Eleanor is his total opposite. One of the best in her field as an expert in stem-cell research, she works late hours and more often than not prioritizes her work over her family. When Conrad fails to confront her about an affair she’s having with one of her colleagues, in spite of her making no attempt to hide it, her respect for him diminishes because of what she regards as his lack of character.
Conrad has resentments of his own. Eleanor’s complete disinterest in her home and her children, placing her job above her family, and her not understanding that for him work is not the most important thing. But his worst grievance towards his wife is his recent knowledge of their daughter Cara’s parentage, which may be the last straw of the many things Conrad has passively put up with from his wife.
All this contempt ceases to be important when Conrad fails to come home from a conference in Munich. At first, certain that he is doing this out of spite, Eleanor refuses to worry too much. However, as the days go by with no sign of Conrad, she becomes increasingly desperate and discovers that her husband is more important to her than she ever imagined. However, she also becomes a subject of suspicion among two of her children who know about her affairs and start to suspect that she may have a hand in Conrad’s disappearance.

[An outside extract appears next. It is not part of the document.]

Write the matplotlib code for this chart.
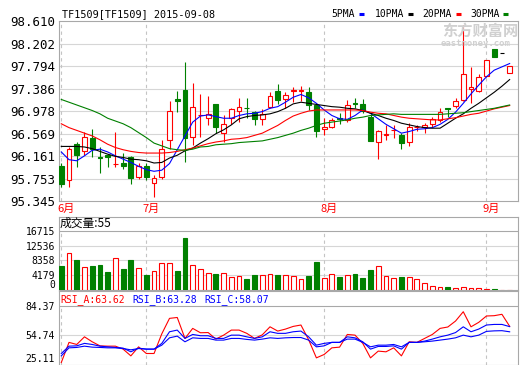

But she doesn’t. Eleanor has not murdered Conrad and hidden his body in the backyard. He is on the run from a disturbed animal rights activist who has repeatedly been stalking him due to his work with animal experiments. Conrad had no choice but to flee Munich when he sees the woman outside his hotel. At the same time his escape becomes a search for something meaningful and ultimately serves to make him decide whether he wants to be with Eleanor or if he even loves her anymore.
Rogers skillfully presents two characters that are not only deeply flawed but also seemingly incompatible. In a series of flashbacks and alternating POVs between Conrad and Eleanor, we witness both the small and life-altering issues that caused their marriage to fail. It becomes obvious that it has been an elaborate work of miscommunication, understanding, betrayal, lies, and lack of trust that now threatens to destroy them.
Jane Rogers with Conrad and Eleanor presents an almost cautionary tale. A reminder that there is only so much a marriage or any relationship can take before it cracks, imploding eventually as a consequence and casualty of complete abandonment.